The way I've been approaching it is to have a display layer that knows nothing about the gameworld itself. its only job is to recieve an ordered list of objects to draw onto the screen that all fit a uniform format for a graphic object. so for instance, if it's a 2D game, your display layer will receive a list of images along with their scaling factor, opacity, rotation, flip, and source texture, and whatever other attributes a display object could have. The view may also be responsible for recieving high level mouse interactions with these displayed objects and dispatching them somewhere appropriate. But it's important that the view layer not know anything sementically about what it is that it's displaying. Only that it's some kind of square with a surface area, and some attributes.
Then the next layer down is a program whose job it is simply to generate a list of these objects in order. It's helpful if each object in the list has some kind of unique ID, as it makes certain optimisation strategies possible in the view layer. Generating a list of display objects is a much less daunting sort of task than trying to figure out for each sort of character how its going to physically render itself.
Z sorting is simple enough. Your display object generating code just needs to generate the list in the order that you want, and you can use whatever means you need to to get there.
In our display object list program, each character, prop and NPC has two parts: A resource database assistant, and a character instance. The database assistant presents for each character a simple interface from which each character can pull up any image/statistics/animation/arrangement etc that the character will need. You'll probably want to come up with a fairly uniform interface for fetching the data, but it's going to vary a little from object to object. A tree or a rock doesn't need as much stuff as a fully animated NPC for example.
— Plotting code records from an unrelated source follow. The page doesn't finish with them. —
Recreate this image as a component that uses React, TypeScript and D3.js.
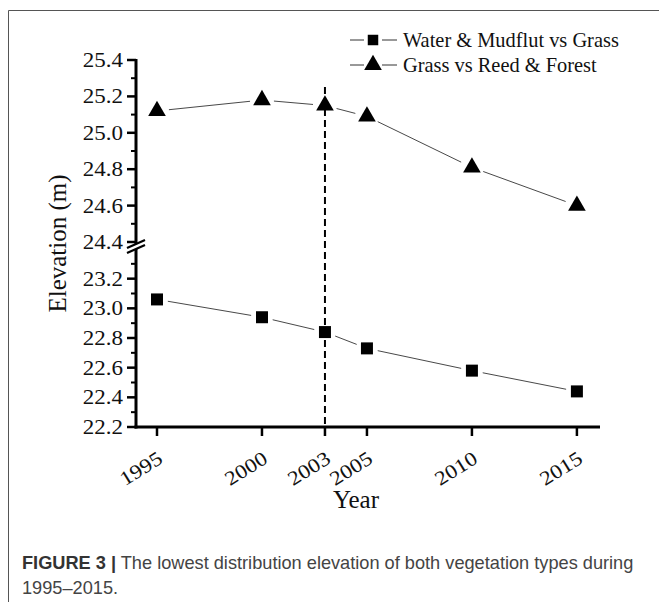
import * as d3 from 'd3'

const years = [1995, 2000, 2003, 2005, 2010, 2015]
const waterGrass = [23.06, 22.94, 22.84, 22.73, 22.58, 22.44]
const grassReed = [25.12, 25.18, 25.15, 25.09, 24.81, 24.6]
const seriesNames = ['Water & Mudflut vs Grass', 'Grass vs Reed & Forest']
const lowTicks = [22.2, 22.4, 22.6, 22.8, 23.0, 23.2]
const lowMinor = [22.3, 22.5, 22.7, 22.9, 23.1, 23.3]
const highTicks = [24.4, 24.6, 24.8, 25.0, 25.2, 25.4]
const highMinor = [24.5, 24.7, 24.9, 25.1, 25.3]
const splitYear = 2003

const serif = '"Liberation Serif", "Times New Roman", serif'
const sans = '"Liberation Sans", Arial, sans-serif'

// shorten a polyline into separate segments so the line stops short of the markers
function gappedSegments(pts: [number, number][], gap: number) {
  const out: string[] = []
  for (let i = 0; i < pts.length - 1; i++) {
    const [x1, y1] = pts[i]
    const [x2, y2] = pts[i + 1]
    const len = Math.hypot(x2 - x1, y2 - y1)
    const ux = (x2 - x1) / len
    const uy = (y2 - y1) / len
    out.push(
      `M${x1 + ux * gap},${y1 + uy * gap}L${x2 - ux * gap},${y2 - uy * gap}`
    )
  }
  return out
}

function TickLabel({ x, y, text, rotate = 0, anchor = 'end' }: any) {
  return (
    <g transform={`translate(${x},${y}) rotate(${rotate}) scale(1.15,1)`}>
      <text textAnchor={anchor} fontFamily={serif} fontSize={20} fill="#111">
        {text}
      </text>
    </g>
  )
}

export default function App() {
  const x = d3.scaleLinear().domain([1994, 2016.1]).range([136, 600])
  const yLow = d3.scaleLinear().domain([22.2, 23.4]).range([427, 249])
  const yHigh = d3.scaleLinear().domain([24.4, 25.4]).range([242, 60])
  const axisX = x.range()[0]
  const axisY = yLow.range()[0]
  const breakY = 246

  const sqPts = years.map((yr, i) => [x(yr), yLow(waterGrass[i])] as [number, number])
  const triPts = years.map((yr, i) => [x(yr), yHigh(grassReed[i])] as [number, number])

  const square = d3.symbol(d3.symbolSquare, 144)()!
  const triangle = d3.symbol(d3.symbolTriangle, 135)()!

  return (
    <svg width={659} height={602} style={{ position: 'absolute', left: 0, top: 0, background: '#fff' }}>
      {/* frame */}
      <path d="M8.5,602V10.5H659" fill="none" stroke="#555" strokeWidth={1} />

      {/* dashed marker year */}
      <line
        x1={x(splitYear)}
        x2={x(splitYear)}
        y1={87}
        y2={axisY}
        stroke="#000"
        strokeWidth={2}
        strokeDasharray="7,4"
      />

      {/* series lines */}
      {gappedSegments(sqPts, 11).map((d, i) => (
        <path key={'s' + i} d={d} stroke="#333" strokeWidth={0.9} fill="none" />
      ))}
      {gappedSegments(triPts, 12).map((d, i) => (
        <path key={'t' + i} d={d} stroke="#333" strokeWidth={0.9} fill="none" />
      ))}
      {sqPts.map(([px, py], i) => (
        <path key={'sq' + i} d={square} transform={`translate(${px},${py})`} fill="#000" />
      ))}
      {triPts.map(([px, py], i) => (
        <path key={'tr' + i} d={triangle} transform={`translate(${px},${py})`} fill="#000" />
      ))}

      {/* y axis */}
      <line x1={axisX} x2={axisX} y1={yHigh.range()[1] - 1} y2={axisY + 1.5} stroke="#000" strokeWidth={3} />
      {lowTicks.map(v => (
        <g key={'lt' + v}>
          <line x1={axisX - 9} x2={axisX} y1={yLow(v)} y2={yLow(v)} stroke="#000" strokeWidth={2.5} />
          <TickLabel x={axisX - 13} y={yLow(v) + 7} text={v.toFixed(1)} />
        </g>
      ))}
      {lowMinor.map(v => (
        <line key={'lm' + v} x1={axisX - 5} x2={axisX} y1={yLow(v)} y2={yLow(v)} stroke="#000" strokeWidth={2} />
      ))}
      {highTicks.map(v => (
        <g key={'ht' + v}>
          <line x1={axisX - 9} x2={axisX} y1={yHigh(v)} y2={yHigh(v)} stroke="#000" strokeWidth={2.5} />
          <TickLabel x={axisX - 13} y={yHigh(v) + 7} text={v.toFixed(1)} />
        </g>
      ))}
      {highMinor.map(v => (
        <line key={'hm' + v} x1={axisX - 5} x2={axisX} y1={yHigh(v)} y2={yHigh(v)} stroke="#000" strokeWidth={2} />
      ))}

      {/* axis break */}
      <path
        d={`M${axisX - 9},${breakY + 2}L${axisX + 9},${breakY - 6}L${axisX + 9},${breakY - 1}L${axisX - 9},${breakY + 7}Z`}
        fill="#fff"
      />
      <path
        d={`M${axisX - 9},${breakY + 2}L${axisX + 9},${breakY - 6}M${axisX - 9},${breakY + 7}L${axisX + 9},${breakY - 1}`}
        stroke="#000"
        strokeWidth={2.2}
      />

      {/* x axis */}
      <line x1={axisX - 1.5} x2={x.range()[1]} y1={axisY} y2={axisY} stroke="#000" strokeWidth={3} />
      {years.map(yr => (
        <g key={'xt' + yr}>
          <line x1={x(yr)} x2={x(yr)} y1={axisY} y2={axisY + 9} stroke="#000" strokeWidth={2.5} />
          <TickLabel x={x(yr) + 7} y={axisY + 35} text={String(yr)} rotate={-32} />
        </g>
      ))}

      {/* axis titles */}
      <text x={356} y={508} textAnchor="middle" fontFamily={serif} fontSize={25} fill="#111">
        Year
      </text>
      <text
        transform={`translate(66,${(yHigh.range()[1] + axisY) / 2}) rotate(-90)`}
        textAnchor="middle"
        fontFamily={serif}
        fontSize={25}
        fill="#111"
      >
        Elevation (m)
      </text>

      {/* legend */}
      {seriesNames.map((name, i) => {
        const ly = 40 + i * 25
        return (
          <g key={name}>
            <path d={`M350,${ly}H364M382,${ly}H397`} stroke="#333" strokeWidth={1} />
            <path
              d={i === 0 ? d3.symbol(d3.symbolSquare, 110)()! : triangle}
              transform={`translate(373,${ly})`}
              fill="#000"
            />
            <text x={403} y={ly + 7} fontFamily={serif} fontSize={20.4} fill="#111">
              {name}
            </text>
          </g>
        )
      })}

      {/* caption */}
      <text x={22} y={569} fontFamily={sans} fontSize={18.2} fill="#444">
        <tspan fontWeight="bold" fill="#333">FIGURE 3 |</tspan>
        <tspan> The lowest distribution elevation of both vegetation types during</tspan>
      </text>
      <text x={22} y={594} fontFamily={sans} fontSize={18.2} fill="#444">
        1995–2015.
      </text>
    </svg>
  )
}
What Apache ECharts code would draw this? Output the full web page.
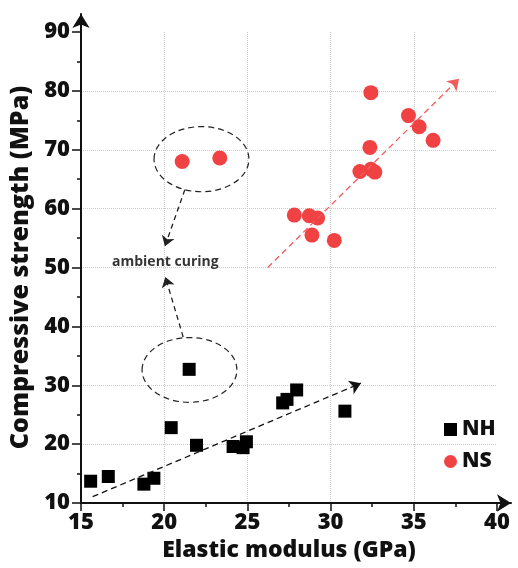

Then you need some way of generating an instance for each type of object. You might implement this dichotomy using your language's built in class/instance systems, or depending on your needs, you may need to work a little beyond that. for example, having each resource database be an instance of a resource database class, and each character instance being an instance of a "character" class. This saves you from writing a chunk of code for every single little object in the system. This way you only need to write code for broad categories of objects, and only change little things like which row of a database to fetch images from.
Then, don't forget to have an internal object representing your camera. Then it's your camera's job to query each character about where they are in relation to the camera. It is basically going around each character instance and asking for its display object. "What do you look like, and where are you?"
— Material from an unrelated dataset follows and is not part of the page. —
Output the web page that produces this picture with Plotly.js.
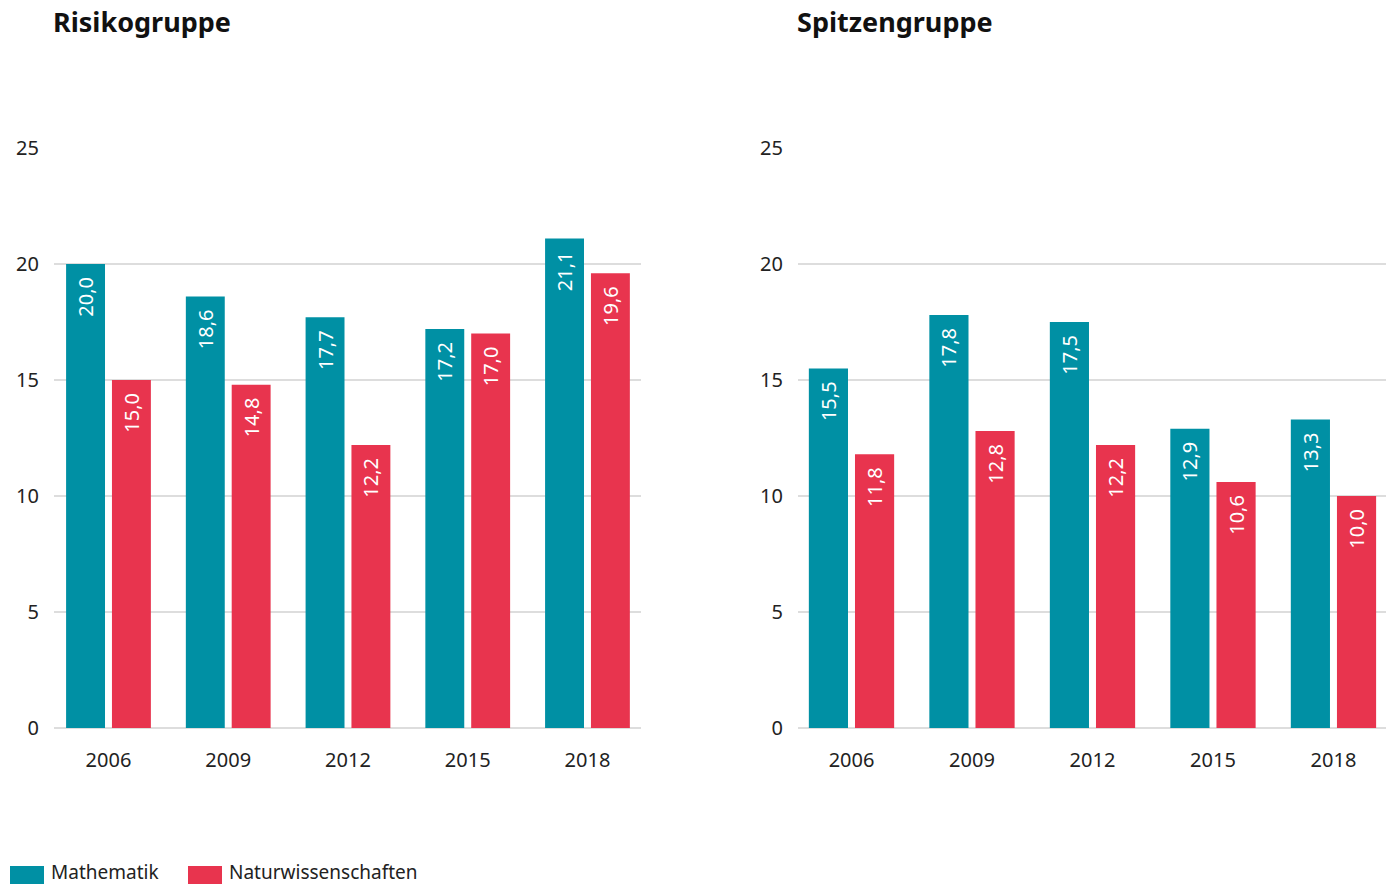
<!DOCTYPE html>
<html>
<head>
<meta charset="utf-8">
<script src="https://cdn.plot.ly/plotly-3.0.1.min.js"></script>
<style>html,body{margin:0;padding:0;background:#fff;}#chart{width:1392px;height:886px;}</style>
</head>
<body>
<div id="chart"></div>
<script>
const years = ['2006', '2009', '2012', '2015', '2018'];
const seriesNames = ['Mathematik', 'Naturwissenschaften'];
const panelTitles = ['Risikogruppe', 'Spitzengruppe'];
const risikoMathe = [20.0, 18.6, 17.7, 17.2, 21.1];
const risikoNatur = [15.0, 14.8, 12.2, 17.0, 19.6];
const spitzeMathe = [15.5, 17.8, 17.5, 12.9, 13.3];
const spitzeNatur = [11.8, 12.8, 12.2, 10.6, 10.0];
const colors = ['#0090a4', '#e8344e'];

const FONT = 'Noto Sans, Open Sans, sans-serif';
const W = 1392, H = 886;
const BAR_W = 0.325, OFFS = [-0.354, 0.029];

function barTrace(y, idx, xa, ya) {
  return {
    type: 'bar', x: years, y: y, name: seriesNames[idx], xaxis: xa, yaxis: ya,
    marker: {color: colors[idx]}, showlegend: false,
    width: BAR_W, offset: OFFS[idx],
    texttemplate: '%{y:.1f}\u2002', textposition: 'inside', insidetextanchor: 'end',
    textangle: -90, constraintext: 'none', cliponaxis: false,
    textfont: {color: '#ffffff', size: 20, family: FONT},
    hoverinfo: 'x+y'
  };
}

const data = [
  barTrace(risikoMathe, 0, 'x', 'y'),
  barTrace(risikoNatur, 1, 'x', 'y'),
  barTrace(spitzeMathe, 0, 'x2', 'y2'),
  barTrace(spitzeNatur, 1, 'x2', 'y2')
];

const yDomain = [(H - 728) / H, (H - 148) / H];
function yAxis(anchor) {
  return {
    domain: yDomain, anchor: anchor, range: [0, 25], tickvals: [0, 5, 10, 15, 20, 25],
    showgrid: true, gridcolor: '#dddddd', gridwidth: 2,
    zeroline: true, zerolinecolor: '#dddddd', zerolinewidth: 2,
    showline: false, ticks: '', ticklabelstandoff: 14,
    tickfont: {size: 20, color: '#222222', family: FONT}, fixedrange: true
  };
}
function xAxis(anchor, d0, d1, r0, r1) {
  return {
    domain: [d0 / W, d1 / W], anchor: anchor, type: 'category', range: [r0, r1],
    showgrid: false, zeroline: false, showline: false, ticks: '',
    ticklabelstandoff: 18, tickfont: {size: 20, color: '#222222', family: FONT}, fixedrange: true
  };
}

const legendSwatchX = [10, 188];
const legendTextX = [50, 228];
const shapes = [];
const annotations = [
  {text: '<b>' + panelTitles[0] + '</b>', xref: 'paper', yref: 'paper', x: 51 / W, y: 1 - 22 / H,
   xanchor: 'left', yanchor: 'middle', showarrow: false, font: {size: 27, color: '#111111', family: FONT}},
  {text: '<b>' + panelTitles[1] + '</b>', xref: 'paper', yref: 'paper', x: 795 / W, y: 1 - 22 / H,
   xanchor: 'left', yanchor: 'middle', showarrow: false, font: {size: 27, color: '#111111', family: FONT}}
];
seriesNames.forEach((n, i) => {
  shapes.push({type: 'rect', xref: 'paper', yref: 'paper',
    x0: legendSwatchX[i] / W, x1: (legendSwatchX[i] + 34) / W,
    y0: 1 - 884 / H, y1: 1 - 866 / H, fillcolor: colors[i], line: {width: 0}});
  annotations.push({text: n, xref: 'paper', yref: 'paper', x: legendTextX[i] / W, y: 1 - 872 / H,
    xanchor: 'left', yanchor: 'middle', showarrow: false, borderpad: 0,
    font: {size: 19, color: '#222222', family: FONT}});
});

const layout = {
  width: W, height: H, margin: {l: 0, r: 0, t: 0, b: 0},
  paper_bgcolor: '#ffffff', plot_bgcolor: '#ffffff',
  separators: ',.',
  barmode: 'group',
  font: {family: FONT, color: '#222222'},
  xaxis: xAxis('y', 54, 641, -0.455, 4.447),
  yaxis: yAxis('x'),
  xaxis2: xAxis('y2', 798, 1386, -0.444, 4.436),
  yaxis2: yAxis('x2'),
  showlegend: false,
  shapes: shapes,
  annotations: annotations
};

Plotly.newPlot('chart', data, layout, {displayModeBar: false, staticPlot: true});
</script>
</body>
</html>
Each character instance in turn has its own little resourcey databasey assistant thing to query. So each character instance has available to it all the information it needs to tell the camera what it needs to know.
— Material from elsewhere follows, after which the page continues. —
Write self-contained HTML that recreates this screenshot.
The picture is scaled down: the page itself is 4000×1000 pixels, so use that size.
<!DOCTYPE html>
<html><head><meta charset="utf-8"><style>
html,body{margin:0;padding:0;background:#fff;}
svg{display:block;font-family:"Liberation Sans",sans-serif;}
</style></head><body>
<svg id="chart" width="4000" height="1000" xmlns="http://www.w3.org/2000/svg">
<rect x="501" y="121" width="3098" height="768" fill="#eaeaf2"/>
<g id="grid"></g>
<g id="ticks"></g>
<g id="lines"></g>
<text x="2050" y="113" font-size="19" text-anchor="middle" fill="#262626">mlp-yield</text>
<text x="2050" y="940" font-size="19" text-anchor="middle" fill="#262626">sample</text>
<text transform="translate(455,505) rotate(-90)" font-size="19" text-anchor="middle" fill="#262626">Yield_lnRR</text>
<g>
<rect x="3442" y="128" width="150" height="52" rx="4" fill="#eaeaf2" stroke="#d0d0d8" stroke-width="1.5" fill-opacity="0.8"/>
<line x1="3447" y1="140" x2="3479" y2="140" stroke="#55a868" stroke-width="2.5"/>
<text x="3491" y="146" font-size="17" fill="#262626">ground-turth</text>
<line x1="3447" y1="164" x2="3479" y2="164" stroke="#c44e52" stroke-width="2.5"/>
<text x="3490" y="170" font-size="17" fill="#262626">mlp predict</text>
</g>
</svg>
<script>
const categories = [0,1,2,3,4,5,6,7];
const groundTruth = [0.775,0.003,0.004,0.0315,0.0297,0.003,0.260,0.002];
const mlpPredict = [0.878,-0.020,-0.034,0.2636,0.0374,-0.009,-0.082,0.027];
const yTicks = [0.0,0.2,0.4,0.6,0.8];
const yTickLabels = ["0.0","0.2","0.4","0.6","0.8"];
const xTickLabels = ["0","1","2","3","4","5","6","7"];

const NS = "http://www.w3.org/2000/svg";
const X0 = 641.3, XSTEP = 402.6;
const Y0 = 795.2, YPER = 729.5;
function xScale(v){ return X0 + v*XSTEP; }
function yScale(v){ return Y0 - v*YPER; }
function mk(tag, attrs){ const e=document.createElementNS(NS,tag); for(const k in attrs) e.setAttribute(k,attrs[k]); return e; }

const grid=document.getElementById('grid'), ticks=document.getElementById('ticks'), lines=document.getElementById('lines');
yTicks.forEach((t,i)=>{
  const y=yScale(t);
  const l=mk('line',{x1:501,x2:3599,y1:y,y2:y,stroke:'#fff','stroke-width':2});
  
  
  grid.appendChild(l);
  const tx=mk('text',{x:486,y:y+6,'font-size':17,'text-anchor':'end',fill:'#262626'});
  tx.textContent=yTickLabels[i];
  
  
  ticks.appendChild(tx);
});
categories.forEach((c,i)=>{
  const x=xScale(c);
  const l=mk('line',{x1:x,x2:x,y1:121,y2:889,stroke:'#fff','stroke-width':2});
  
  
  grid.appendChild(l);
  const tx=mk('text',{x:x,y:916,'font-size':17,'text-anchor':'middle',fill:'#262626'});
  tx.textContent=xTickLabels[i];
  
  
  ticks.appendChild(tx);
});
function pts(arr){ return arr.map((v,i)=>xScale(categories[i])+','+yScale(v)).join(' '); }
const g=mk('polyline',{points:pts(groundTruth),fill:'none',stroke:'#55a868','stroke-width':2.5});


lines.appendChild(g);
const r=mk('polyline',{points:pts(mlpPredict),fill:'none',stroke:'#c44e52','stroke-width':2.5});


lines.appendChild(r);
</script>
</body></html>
This leaves you with a set of character instances in a world that's more or less oblivious to the nitty gritty of how they are to be displayed on a physical screen, and more or less oblivious to the nitty gritty of how to fetch image data from the hard drive. This is good- it leaves you with as clean a slate as possible for a sort of platonically "pure" world of characters in which you can implement your game logic without worrying about things like falling off the edge of the screen. Think of what sort of interface you would like if you were to put a scripting language into your game engine. Simple as possible right? As grounded in a simulated world as possible, without worrying about little technical implementation details right? That's what this strategy lets you do.
Additionally, the separation of concerns lets you swap out the display layer with whatever technology you like: Open GL, DirectX, software rendering, Adobe Flash, Nintendo DS, whatever- Without having to fuss around too much with the other layers.
In addition, you can actually swap out the database layer to do things like reskin all the characters- Or depending on how you built it, swap in a completely new game with new content that reuses the bulk of the character interactions/ collision detection/ path finder code that you wrote in the middle layer.